Tal vez, para pescar en río revuelto. Si la vivienda está cara, y uno de los factores que la encarecen es el suelo, podría tener su aquel sacar a relucir a este último, aunque sólo fuera por meter un puco de bulla y alegrarles las pajarillas a los incondicionales. Sin embargo, cuando vi el pliegue astuto que imprimía Caldera a sus labios, no pude evitar el sentimiento de que se había hecho un cálculo que iba más allá del mero oportunismo dialéctico. Tuve la sensación de que se intentaba redondear la ecuación vieja con un elemento nuevo, de modo que el grito de combate socialista resaltara con más violencia todavía. La consigna implícita sería ahora: coincidencias + mentiras + intereses urbanísticos = culpabilidad. Estoy haciendo conjeturas, por supuesto. Pero estoy haciendo conjeturas que sinceramente estimo probables. Zapatero y su equipo se pintan enseñas luminosas en el aire. Enseñas pegadizas, enseñas que riman. Y la estructura subyacente les preocupa menos.

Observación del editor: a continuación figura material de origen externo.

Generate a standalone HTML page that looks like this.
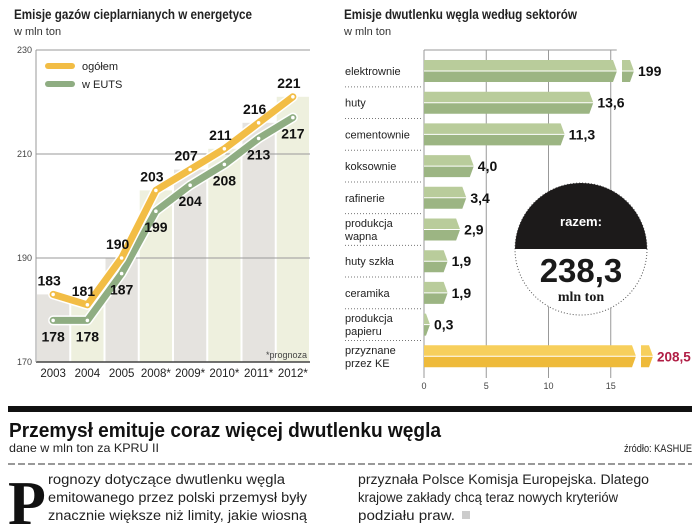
<!DOCTYPE html>
<html><head><meta charset="utf-8">
<style>
body{margin:0;background:#fff;width:700px;height:527px;overflow:hidden;font-family:"Liberation Sans",sans-serif}
svg{display:block}
</style></head><body>
<svg id="s" width="700" height="527" viewBox="0 0 700 527" xmlns="http://www.w3.org/2000/svg">
<text x="14" y="19" font-size="14" font-weight="bold" fill="#222" textLength="238" lengthAdjust="spacingAndGlyphs">Emisje gazów cieplarnianych w energetyce</text>
<text x="14" y="35" font-size="11" fill="#333">w mln ton</text>
<text x="344" y="19" font-size="14" font-weight="bold" fill="#222" textLength="233" lengthAdjust="spacingAndGlyphs">Emisje dwutlenku węgla według sektorów</text>
<text x="344" y="35" font-size="11" fill="#333">w mln ton</text>
<g id="left"></g>
<g id="right"></g>
<rect x="8" y="406" width="684" height="6" fill="#111"/>
<text x="9" y="437" font-size="20" font-weight="bold" fill="#111" textLength="432" lengthAdjust="spacingAndGlyphs">Przemysł emituje coraz więcej dwutlenku węgla</text>
<text x="9" y="452" font-size="12" fill="#222" textLength="150" lengthAdjust="spacingAndGlyphs">dane w mln ton za  KPRU II</text>
<text x="692" y="452" font-size="11" fill="#222" text-anchor="end" textLength="68" lengthAdjust="spacingAndGlyphs">źródło: KASHUE</text>
<line x1="8" y1="464" x2="692" y2="464" stroke="#333" stroke-width="1" stroke-dasharray="7,3"/>
<text x="8" y="524" font-size="62" font-family="Liberation Serif,serif" font-weight="bold" fill="#111">P</text>
<g font-size="13.5" fill="#222">
<text x="48" y="484" textLength="237" lengthAdjust="spacingAndGlyphs">rognozy dotyczące dwutlenku węgla</text>
<text x="48" y="502" textLength="259" lengthAdjust="spacingAndGlyphs">emitowanego przez polski przemysł były</text>
<text x="48" y="520" textLength="259" lengthAdjust="spacingAndGlyphs">znacznie większe niż limity, jakie wiosną</text>
<text x="358" y="484" textLength="291" lengthAdjust="spacingAndGlyphs">przyznała Polsce Komisja Europejska. Dlatego</text>
<text x="358" y="502" textLength="260" lengthAdjust="spacingAndGlyphs">krajowe zakłady chcą teraz nowych kryteriów</text>
<text x="358" y="520" textLength="97" lengthAdjust="spacingAndGlyphs">podziału praw.</text>
<rect x="462" y="511" width="8" height="8" fill="#ccc"/>
</g>
</svg>
<script>
const years=["2003","2004","2005","2008*","2009*","2010*","2011*","2012*"];
const total=[183,181,190,203,207,211,216,221];
const euts=[178,178,187,199,204,208,213,217];
const yTicks=[170,190,210,230];
const sectors=["elektrownie","huty","cementownie","koksownie","rafinerie","produkcja|wapna","huty szkła","ceramika","produkcja|papieru","przyznane|przez KE"];
const sectorVals=[199,13.6,11.3,4.0,3.4,2.9,1.9,1.9,0.3,208.5];
const sectorLabels=["199","13,6","11,3","4,0","3,4","2,9","1,9","1,9","0,3","208,5"];
const xTicks=[0,5,10,15];
const NS="http://www.w3.org/2000/svg";
function mk(p,tag,a,txt){const e=document.createElementNS(NS,tag);for(const k in a)e.setAttribute(k,a[k]);if(txt!=null)e.textContent=txt;p.appendChild(e);return e;}
const L=document.getElementById('left');
const x0=36,x1=310,cw=(x1-x0)/years.length;
const yS=v=>362-(v-170)*5.2;
const xC=i=>x0+cw*(i+0.5);
years.forEach((y,i)=>{
 const r=mk(L,'rect',{x:x0+cw*i+1,y:yS(total[i]),width:cw-2,height:362-yS(total[i]),fill:i%2?'#eef0de':'#e5e3df'});
 
 
 const t=mk(L,'text',{x:xC(i),y:377,'font-size':11.5,'text-anchor':'middle',fill:'#222'},y);
 
 
});
yTicks.forEach(v=>{
 const g=mk(L,'line',{x1:x0,x2:x1,y1:yS(v),y2:yS(v),stroke:v==170?'#444':'#999','stroke-width':v==170?1.5:1});
 
 
 const t=mk(L,'text',{x:x0-4,y:yS(v)+3,'font-size':9,'text-anchor':'end',fill:'#444'},v);
 
 
});
mk(L,'line',{x1:x0,x2:x0,y1:yS(230),y2:362,stroke:'#999'});
mk(L,'text',{x:x1-3,y:358,'font-size':9,'text-anchor':'end',fill:'#444'},'*prognoza');
function series(vals,col,nm,above){
 const pts=vals.map((v,i)=>xC(i)+','+yS(v)).join(' ');
 mk(L,'polyline',{points:pts,fill:'none',stroke:'#fff','stroke-width':10,'stroke-linejoin':'round','stroke-linecap':'round'});
 const p=mk(L,'polyline',{points:pts,fill:'none',stroke:col,'stroke-width':7,'stroke-linejoin':'round','stroke-linecap':'round'});
 
 
 vals.forEach((v,i)=>{
  const c=mk(L,'circle',{cx:xC(i),cy:yS(v),r:2.2,fill:'#fff',stroke:col,'stroke-width':0.8});
  
  
  const t=mk(L,'text',{x:xC(i)-(above?4:0),y:above?yS(v)-9:yS(v)+21,'font-size':14,'font-weight':'bold','text-anchor':'middle',fill:'#111'},v);
  
  
 });
}
series(euts,'#8fad82','euts',false);
series(total,'#f2bd45','total',true);
[['#f2bd45','ogółem',66],['#8fad82','w EUTS',84]].forEach(([c,l,y])=>{
 const r=mk(L,'line',{x1:48,x2:72,y1:y,y2:y,stroke:c,'stroke-width':6,'stroke-linecap':'round'});
 
 
 const t=mk(L,'text',{x:82,y:y+4,'font-size':11,fill:'#222'},l);
 
 
});
const R=document.getElementById('right');
const bx0=424,ppu=12.45,plotTop=50,rowH=31.7;
const xB=v=>bx0+v*ppu;
xTicks.forEach(v=>{
 const l=mk(R,'line',{x1:xB(v),x2:xB(v),y1:plotTop,y2:378,stroke:'#999'});
 
 
 const t=mk(R,'text',{x:xB(v),y:389,'font-size':9,'text-anchor':'middle',fill:'#444'},v);
 
 
});
mk(R,'line',{x1:bx0,x2:xB(15)+6,y1:plotTop,y2:plotTop,stroke:'#999'});
function bar(xa,xb,cy,light,dark,nm){
 const h=11,tip=4;
 const g=mk(R,'g',{});
 
 
 mk(g,'polygon',{points:`${xa},${cy-h} ${xb-tip},${cy-h} ${xb},${cy} ${xa},${cy}`,fill:light});
 mk(g,'polygon',{points:`${xa},${cy} ${xb},${cy} ${xb-tip},${cy+h} ${xa},${cy+h}`,fill:dark});
 mk(g,'line',{x1:xa,x2:xb,y1:cy,y2:cy,stroke:'#fff','stroke-width':1});
}
const maxV=16;
sectors.forEach((s,i)=>{
 const cy=plotTop+21+rowH*i;
 const v=sectorVals[i];
 const last=i==sectors.length-1;
 const light=last?'#f7cf5c':'#b9cc9b',dark=last?'#eeba3a':'#9cb583';
 let end;
 if(v>maxV){
  const e1=last?636:617;
  bar(bx0,e1,cy,light,dark,'bar-'+s.replace(/\|/g,' '));
  bar(e1+5,e1+17,cy,light,dark,'bar-break-'+i);
  end=e1+17;
 }else{
  end=Math.max(xB(v),bx0+6);
  bar(bx0,end,cy,light,dark,'bar-'+s.replace(/\|/g,' '));
 }
 const t=mk(R,'text',{x:end+4,y:cy+5,'font-size':last?13.5:14,'font-weight':'bold',fill:last?'#b01e45':'#111'},sectorLabels[i]);
 
 
 const parts=s.split('|');
 parts.forEach((p,j)=>{
  const lt=mk(R,'text',{x:345,y:cy+4+(parts.length>1?(j-0.5)*13:0),'font-size':11,fill:'#222'},p);
  
  
 });
 if(!last){const d=mk(R,'line',{x1:345,x2:421,y1:cy+rowH/2,y2:cy+rowH/2,stroke:'#777','stroke-dasharray':'1,2'});
 
 }
});
const cg=mk(R,'g',{});


const ccx=581,ccy=249,cr=66;
mk(cg,'circle',{cx:ccx,cy:ccy,r:cr,fill:'#fff',stroke:'#555','stroke-dasharray':'1,2'});
mk(cg,'path',{d:`M${ccx-cr},${ccy} A${cr},${cr} 0 0 1 ${ccx+cr},${ccy} Z`,fill:'#1c1a1a'});
mk(cg,'text',{x:ccx,y:226,'font-size':13,'font-weight':'bold',fill:'#fff','text-anchor':'middle'},'razem:');
mk(cg,'text',{x:ccx,y:282,'font-size':33,'font-weight':'bold',fill:'#1a1a1a','text-anchor':'middle'},'238,3');
mk(cg,'text',{x:ccx,y:301,'font-size':14,'font-weight':'bold',fill:'#1a1a1a','text-anchor':'middle','font-family':'Liberation Serif,serif'},'mln ton');
</script>
</body></html>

Esto tenía antes en la mente cuando aseveré que la volubilidad inclina, andando el tiempo, al radicalismo. La mejor receta contra el radicalismo es un programa de centro. O sea, un programa muy articulado de una parte, y muy abierto de la otra, en asuntos no fundamentales, a la transacción con intereses electorales diversos. En el centrismo eficaz se aúnan la nitidez de los objetivos y la capacidad de negociación. El centrismo reclama una retórica elaborada y un conocimiento experto de las cuestiones. Aznar no despunta en lo primero, aunque sale bastante airoso en lo segundo. A Zapatero no semejan impresionarle las cuestiones, y su retórica es por consiguiente saltimbanqui y mudable. No experimento, a mi pesar, demasiadas razones para el optimismo.